Spotted Frog Proposal Revives Endangered Species Fears
Twenty-three years ago, the listing of the northern spotted owl under the Endangered Species Act was one of the factors that led to a sharply reduced Northwest timber harvest. Now, wildlife officials are proposing to list the Oregon spotted frog. If approved, this listing would not have nearly the far-reaching impact the spotted owl listing had. But officials in Klamath County are pushing back against a proposal they fear will lead to intrusive and economically-damaging regulations.
It probably doesn’t help that the frog at the center of this controversy has the word “spotted” in its name.
Recently, on JPR’s Jefferson Exchange, Klamath County Commissioner Tom Mallams cited the spotted owl listing as a cautionary tale.
Tom Mallams: “It’s decimated the entire state timber industry. Billions and billions of drivers lost in economic drivers and thousands and thousands of jobs lost, entire communities decimated.”
The decline of the Northwest timber economy can’t really be blamed solely on the spotted owl. Economic trends, including mechanization and dwindling old growth forests, had been reducing logging jobs well before the owl became a regional celebrity.
But as a symbol of government over-reach in the name of environmental protection, the spotted owl resonates deeply in resource-dependent communities such as Klamath County.
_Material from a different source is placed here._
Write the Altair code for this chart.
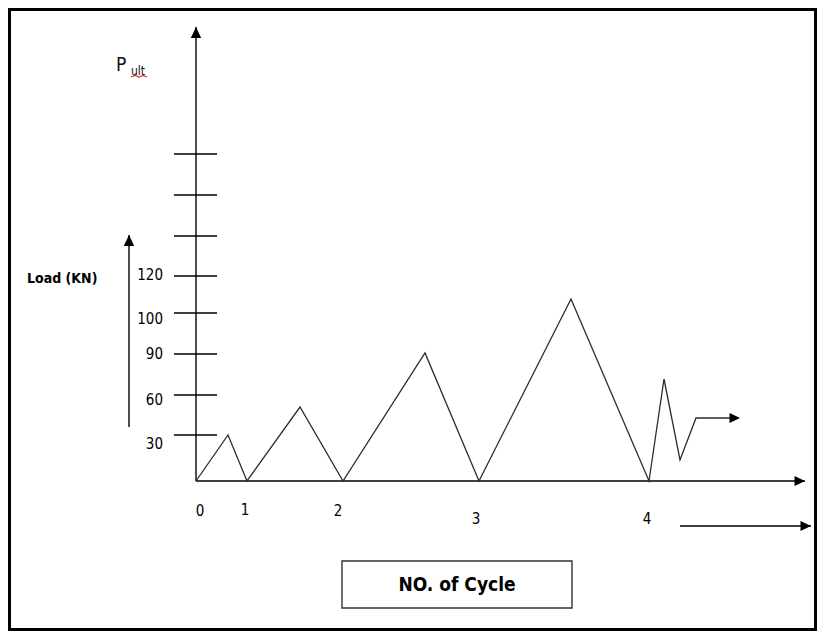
import altair as alt
import pandas as pd

# Diagram units: x = distance right of the origin, y = height above the baseline
path_x = [0, 32, 51, 104, 147, 229, 283, 375, 453, 468, 484, 500, 538]
path_y = [0, 46, 0, 74, 0, 128, 0, 182, 0, 102, 21, 63, 63]

tick_levels = [46, 86, 127, 168, 205, 245, 286, 327]
load_labels = ["30", "60", "90", "100", "120"]
load_label_y = [37, 81, 127, 162, 206]

cycle_labels = ["0", "1", "2", "3", "4"]
cycle_label_x = [4, 49, 142, 280, 451]
cycle_label_y = [-30, -29, -30, -38, -38]

FONT = "DejaVu Sans Condensed, Lato, sans-serif"
XS = alt.Scale(domain=[-188, 621], nice=False, zero=False)
YS = alt.Scale(domain=[-150, 473], nice=False, zero=False)

def X(f="x"):
    return alt.X(f + ":Q", scale=XS, axis=None)

def Y(f="y"):
    return alt.Y(f + ":Q", scale=YS, axis=None)

# load path
path_df = pd.DataFrame({"x": path_x, "y": path_y, "o": range(len(path_x))})
path = alt.Chart(path_df).mark_line(color="#2b2b2b", strokeWidth=1.3).encode(
    x=X(), y=Y(), order="o:Q")

# straight segments: axes, ticks, side arrows
seg_rows = [
    (0, 0, 609, 0), (0, 0, 0, 454),
    (-67, 54, -67, 246), (484, -45, 615, -45),
]
seg_rows += [(-22, t, 21, t) for t in tick_levels]
seg_df = pd.DataFrame(seg_rows, columns=["x", "y", "x2", "y2"])
segs = alt.Chart(seg_df).mark_rule(color="black", strokeWidth=1.4).encode(
    x=X(), y=Y(), x2="x2:Q", y2="y2:Q")

# arrow heads
right_df = pd.DataFrame({"x": [609, 544, 615], "y": [0, 63, -45]})
up_df = pd.DataFrame({"x": [0, -67], "y": [454, 246]})
right_heads = alt.Chart(right_df).mark_point(
    shape="M0,0 L-2,-0.95 L-2,0.95 Z", filled=True, color="black", opacity=1,
    size=110, strokeWidth=0).encode(x=X(), y=Y())
up_heads = alt.Chart(up_df).mark_point(
    shape="M0,0 L-0.95,2 L0.95,2 Z", filled=True, color="black", opacity=1,
    size=120, strokeWidth=0).encode(x=X(), y=Y())

# boxes: outer frame and x title box
box_df = pd.DataFrame({"x": [-186.5, 146], "y": [471.5, -80],
                       "x2": [619.5, 376], "y2": [-148.5, -127]})
frame = alt.Chart(box_df.iloc[[0]]).mark_rect(
    fill=None, stroke="black", strokeWidth=3).encode(
    x=X(), y=Y(), x2="x2:Q", y2="y2:Q")
tbox = alt.Chart(box_df.iloc[[1]]).mark_rect(
    fill=None, stroke="#333333", strokeWidth=1.4).encode(
    x=X(), y=Y(), x2="x2:Q", y2="y2:Q")

# load tick labels
ll_df = pd.DataFrame({"x": [-33] * len(load_labels), "y": load_label_y, "t": load_labels})
load_text = alt.Chart(ll_df).mark_text(
    align="right", baseline="middle", font=FONT, fontSize=15, color="#000000").encode(
    x=X(), y=Y(), text="t:N")

cl_df = pd.DataFrame({"x": cycle_label_x, "y": cycle_label_y, "t": cycle_labels})
cycle_text = alt.Chart(cl_df).mark_text(
    align="center", baseline="middle", font=FONT, fontSize=15, color="#000000").encode(
    x=X(), y=Y(), text="t:N")

# titles
title_df = pd.DataFrame({"x": [-169], "y": [202], "t": ["Load (KN)"]})
load_title = alt.Chart(title_df).mark_text(
    align="left", baseline="middle", font=FONT, fontSize=14, fontWeight="bold",
    color="#000000").encode(x=X(), y=Y(), text="t:N")

xt_df = pd.DataFrame({"x": [261], "y": [-104], "t": ["NO. of Cycle"]})
x_title = alt.Chart(xt_df).mark_text(
    align="center", baseline="middle", font=FONT, fontSize=19, fontWeight="bold",
    color="#000000").encode(x=X(), y=Y(), text="t:N")

p_df = pd.DataFrame({"x": [-80], "y": [416], "t": ["P"]})
p_text = alt.Chart(p_df).mark_text(
    align="left", baseline="middle", font=FONT, fontSize=19, color="#111111").encode(
    x=X(), y=Y(), text="t:N")
ult_df = pd.DataFrame({"x": [-65], "y": [410], "t": ["ult"]})
ult_text = alt.Chart(ult_df).mark_text(
    align="left", baseline="middle", font=FONT, fontSize=12, color="#111111").encode(
    x=X(), y=Y(), text="t:N")
sq_df = pd.DataFrame({"x": [-65, -61, -57, -53, -49], "y": [404, 405.5, 404, 405.5, 404],
                      "o": range(5)})
squiggle = alt.Chart(sq_df).mark_line(color="#e03030", strokeWidth=1.2).encode(
    x=X(), y=Y(), order="o:Q")

chart = alt.layer(
    frame, tbox, segs, path, right_heads, up_heads,
    load_text, cycle_text, load_title, x_title, p_text, ult_text, squiggle,
).properties(
    width=809, height=623, padding=0,
    autosize=alt.AutoSizeParams(type="none"),
).configure_view(stroke=None).configure(background="white")

chart.save("out.html", embed_options={"renderer": "svg", "actions": False})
And Commissioner Mallams says he and his colleagues are determined to resist what they see as a system that values critters above humans.
Tom Mallams: “I think the balance of this equation has been totally lost, whether you’re talking about the spotted owl, the spotted frog or the wolf or whatever it is. The balance needs to get swung back to the place where there’s some economic driving forces going on the help our communities survive.”
Mallams quotes a California judge who once described the US Department of the Interior as “rife with environmental zealots with an agenda.”
Noah Greenwald’s take on federal wildlife agencies is strikingly different. Greenwald is with the Center for Biological Diversity, a Tucson-based non-profit that has frequently sued those agencies for not using the Endangered Species Act aggressively enough. For Greenwald, the listing of the Oregon spotted frog is 20 years overdue.
Noah Greenwald: “It’s an aquatic species. It’s dependent on river flood plains, areas that pool up, kind of wetlands next to rivers. And as you can well imagine that’s a habitat type that’s been heavily degraded.”
The US Fish and Wildlife Service estimates the spotted frog is gone from more than three-quarters of its historic habitat, which used to extend from northern California to British Columbia. Now it exists in fragmented populations, mostly in Oregon and Washington.
The Center for Biological Diversity sued the Fish and Wildlife Service when it declined to list the spotted frog after first proposing it in 1993. The current spotted frog proposal is part of a settlement in which the government has promised to complete vetting hundreds candidate species by 2018. On the Jefferson Exchange, Greenwald said the listings should be welcomed, not feared.
Noah Greenwald: “These species are part of the ecosystem, they’re part of the web of life, and their ecosystems provide us services, they provide us protection from flooding, they clean our water, they pollinate our plants and so as we lose species, these ecosystems lose their function and that will ultimately affect us all.”
Of the 54,000 acres being considered for designation as critical habitat for the spotted frog, more than half are in Klamath County.
Jennifer O’Reilly is a biologist with the Fish and Wildlife Service in Bend. She says private landowners needn’t worry if their property is included in the areas designated as critical frog habitat.
Jennifer O’Reilly: “One of the things we tell people specifically with critical habitat is that it’s not a refuge or a preserve. It does not authorize the federal government or public access to private land.”
One way private landowners could be impacted would be if the use of their land includes federal contracts or permits. The Klamath commissioners worry grazing or logging on federal land could be restricted. But O’Reilly says grazing or logging could actually be used to restore frog habitat by removing invasive vegetation. She says her agency is eager to work with landowners to develop ways to help save the Oregon spotted frog.